The associative property states that the grouping of numbers or variables does not affect the outcome of addition or multiplication. For example, in addition, (2 + 3) + 4 is equal to 2 + (3 + 4). Similarly, in multiplication, (2 × 3) × 4 is equal to 2 × (3 × 4). This property allows us to regroup numbers or variables without changing the result.

### 3. The Distributive Property

The distributive property is a fundamental concept in mathematics that involves the multiplication of a number or variable by a group of numbers or variables. It states that multiplying a number or variable by a sum or difference is the same as multiplying it individually by each term in the sum or difference and then adding or subtracting the results. For example, 2 × (3 + 4) is equal to (2 × 3) + (2 × 4).

### 4. The Identity Property

The identity property states that the sum of any number or variable and zero is equal to the number or variable itself. For example, 5 + 0 is equal to 5. Similarly, the product of any number or variable and one is equal to the number or variable itself. For example, 3 × 1 is equal to 3. This property helps simplify calculations and serves as a base for other mathematical operations.

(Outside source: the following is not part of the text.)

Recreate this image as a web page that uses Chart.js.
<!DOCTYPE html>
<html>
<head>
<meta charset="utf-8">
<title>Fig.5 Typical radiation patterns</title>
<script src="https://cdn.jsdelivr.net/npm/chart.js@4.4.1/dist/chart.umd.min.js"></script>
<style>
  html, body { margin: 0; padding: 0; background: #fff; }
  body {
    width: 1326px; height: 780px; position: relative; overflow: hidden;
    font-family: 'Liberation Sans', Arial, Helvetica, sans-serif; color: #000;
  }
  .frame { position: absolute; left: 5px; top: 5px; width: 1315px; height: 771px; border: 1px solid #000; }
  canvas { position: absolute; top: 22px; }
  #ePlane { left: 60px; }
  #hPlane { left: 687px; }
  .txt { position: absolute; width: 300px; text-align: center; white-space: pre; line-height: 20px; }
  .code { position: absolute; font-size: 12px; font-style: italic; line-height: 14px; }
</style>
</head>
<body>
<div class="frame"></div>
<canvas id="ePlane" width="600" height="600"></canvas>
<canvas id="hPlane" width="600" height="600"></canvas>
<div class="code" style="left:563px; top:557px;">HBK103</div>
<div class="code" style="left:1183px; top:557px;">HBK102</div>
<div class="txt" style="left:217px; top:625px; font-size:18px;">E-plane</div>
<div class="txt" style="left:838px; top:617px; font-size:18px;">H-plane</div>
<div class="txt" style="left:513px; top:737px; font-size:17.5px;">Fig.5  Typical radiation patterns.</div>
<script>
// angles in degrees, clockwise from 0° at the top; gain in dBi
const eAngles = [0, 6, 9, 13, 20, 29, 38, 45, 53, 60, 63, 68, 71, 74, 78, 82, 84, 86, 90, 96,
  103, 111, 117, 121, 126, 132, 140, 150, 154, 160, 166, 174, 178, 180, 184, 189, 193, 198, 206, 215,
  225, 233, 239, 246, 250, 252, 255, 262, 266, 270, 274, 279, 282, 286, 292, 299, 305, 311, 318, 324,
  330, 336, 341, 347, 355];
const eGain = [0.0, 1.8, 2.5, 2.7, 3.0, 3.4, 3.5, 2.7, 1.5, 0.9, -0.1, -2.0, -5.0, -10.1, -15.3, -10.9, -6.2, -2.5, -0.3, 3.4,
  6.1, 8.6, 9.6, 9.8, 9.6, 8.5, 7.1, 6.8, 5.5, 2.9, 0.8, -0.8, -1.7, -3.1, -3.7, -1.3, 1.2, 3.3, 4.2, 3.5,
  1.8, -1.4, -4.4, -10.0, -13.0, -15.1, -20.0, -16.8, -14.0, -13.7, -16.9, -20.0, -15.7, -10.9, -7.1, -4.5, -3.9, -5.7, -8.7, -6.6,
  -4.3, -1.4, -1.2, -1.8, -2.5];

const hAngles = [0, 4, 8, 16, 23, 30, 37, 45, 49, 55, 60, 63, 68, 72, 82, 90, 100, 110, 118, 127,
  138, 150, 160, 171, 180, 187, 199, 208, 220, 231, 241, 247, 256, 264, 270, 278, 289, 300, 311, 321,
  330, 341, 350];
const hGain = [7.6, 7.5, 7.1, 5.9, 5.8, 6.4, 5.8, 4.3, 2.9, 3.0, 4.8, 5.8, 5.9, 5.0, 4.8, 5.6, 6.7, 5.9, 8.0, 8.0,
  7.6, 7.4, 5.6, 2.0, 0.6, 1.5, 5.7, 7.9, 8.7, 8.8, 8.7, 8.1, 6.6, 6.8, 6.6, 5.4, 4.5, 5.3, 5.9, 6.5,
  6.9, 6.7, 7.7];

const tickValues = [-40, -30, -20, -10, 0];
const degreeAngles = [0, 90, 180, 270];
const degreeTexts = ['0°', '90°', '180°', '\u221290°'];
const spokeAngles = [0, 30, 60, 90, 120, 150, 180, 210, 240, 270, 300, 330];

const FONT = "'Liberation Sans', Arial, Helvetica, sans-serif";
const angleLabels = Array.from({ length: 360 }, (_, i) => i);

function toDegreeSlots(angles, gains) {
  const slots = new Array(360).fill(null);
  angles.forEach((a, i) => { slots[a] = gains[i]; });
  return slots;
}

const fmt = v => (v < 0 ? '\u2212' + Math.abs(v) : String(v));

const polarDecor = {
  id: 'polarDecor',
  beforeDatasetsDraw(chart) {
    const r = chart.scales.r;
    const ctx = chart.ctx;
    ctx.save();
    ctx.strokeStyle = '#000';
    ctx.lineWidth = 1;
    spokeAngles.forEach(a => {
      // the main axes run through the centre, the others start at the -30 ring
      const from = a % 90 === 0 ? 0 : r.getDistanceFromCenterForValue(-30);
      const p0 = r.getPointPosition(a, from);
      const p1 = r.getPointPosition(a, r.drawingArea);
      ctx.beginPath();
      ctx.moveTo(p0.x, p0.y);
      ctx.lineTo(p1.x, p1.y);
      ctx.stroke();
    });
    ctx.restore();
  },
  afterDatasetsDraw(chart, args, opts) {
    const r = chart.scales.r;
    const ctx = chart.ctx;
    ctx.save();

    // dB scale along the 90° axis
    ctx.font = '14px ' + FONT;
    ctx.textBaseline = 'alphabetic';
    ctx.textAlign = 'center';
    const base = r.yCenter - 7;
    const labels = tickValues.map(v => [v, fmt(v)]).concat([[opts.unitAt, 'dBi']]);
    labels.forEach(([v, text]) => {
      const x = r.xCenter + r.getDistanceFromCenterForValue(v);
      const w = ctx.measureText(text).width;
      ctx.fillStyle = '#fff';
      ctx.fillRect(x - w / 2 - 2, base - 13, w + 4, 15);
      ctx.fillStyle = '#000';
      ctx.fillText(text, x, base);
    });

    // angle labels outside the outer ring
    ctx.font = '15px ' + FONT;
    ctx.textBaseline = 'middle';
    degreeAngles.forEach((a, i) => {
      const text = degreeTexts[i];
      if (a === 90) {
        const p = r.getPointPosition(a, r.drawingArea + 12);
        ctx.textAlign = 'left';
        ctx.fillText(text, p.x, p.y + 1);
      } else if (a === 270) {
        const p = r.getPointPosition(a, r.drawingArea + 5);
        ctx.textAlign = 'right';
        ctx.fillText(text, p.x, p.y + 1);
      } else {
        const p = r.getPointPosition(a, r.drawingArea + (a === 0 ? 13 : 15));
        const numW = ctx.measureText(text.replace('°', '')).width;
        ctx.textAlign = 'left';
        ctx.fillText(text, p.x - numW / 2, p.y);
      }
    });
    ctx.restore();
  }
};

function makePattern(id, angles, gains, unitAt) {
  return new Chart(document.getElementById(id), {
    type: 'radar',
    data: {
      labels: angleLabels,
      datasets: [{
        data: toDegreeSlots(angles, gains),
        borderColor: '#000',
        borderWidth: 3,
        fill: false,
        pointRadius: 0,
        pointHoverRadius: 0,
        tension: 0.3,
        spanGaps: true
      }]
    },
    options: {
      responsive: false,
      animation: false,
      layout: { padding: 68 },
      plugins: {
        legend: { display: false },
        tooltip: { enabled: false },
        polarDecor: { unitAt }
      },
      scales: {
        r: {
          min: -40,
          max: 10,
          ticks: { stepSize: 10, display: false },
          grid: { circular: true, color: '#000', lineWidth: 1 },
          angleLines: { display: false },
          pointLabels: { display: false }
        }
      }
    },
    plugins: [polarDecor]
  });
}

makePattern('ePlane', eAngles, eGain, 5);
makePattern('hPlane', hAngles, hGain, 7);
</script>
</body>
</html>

### 5. The Inverse Property

The inverse property states that for every number or variable, there exists an opposite or additive inverse that, when added, results in zero. For example, the additive inverse of 5 is -5 since 5 + (-5) equals zero. Similarly, for every non-zero number or variable, there exists a multiplicative inverse that, when multiplied, results in one. For example, the multiplicative inverse of 3 is 1/3 since 3 × (1/3) equals one.

### 6. The Reflexive Property

The reflexive property states that any number or variable is equal to itself. For example, 7 is equal to 7. This property may seem obvious, but it is essential in mathematical proofs and reasoning.

### 7. The Transitive Property

The transitive property states that if two numbers or variables are equal to the same value, they are equal to each other. For example, if a = b and b = c, then a = c. This property helps establish relationships and make logical deductions in mathematical equations.

### 8. The Symmetric Property

The symmetric property states that if a equals b, then b equals a. This property allows us to reverse the order of an equation without changing its validity. For example, if 2 + 3 equals 5, then 5 equals 2 + 3.

### 9. The Substitution Property

The substitution property allows us to replace a variable with its equivalent value in an equation. For example, if x = 5, then we can substitute x with 5 in any equation involving x. This property simplifies calculations and helps solve complex equations.

### 10. The Closure Property

The closure property states that the sum or product of any two numbers or variables within a set will always result in another number or variable within the same set. For example, the sum of any two even numbers will always be an even number. This property helps define and characterize different sets of numbers, such as the set of integers or rational numbers.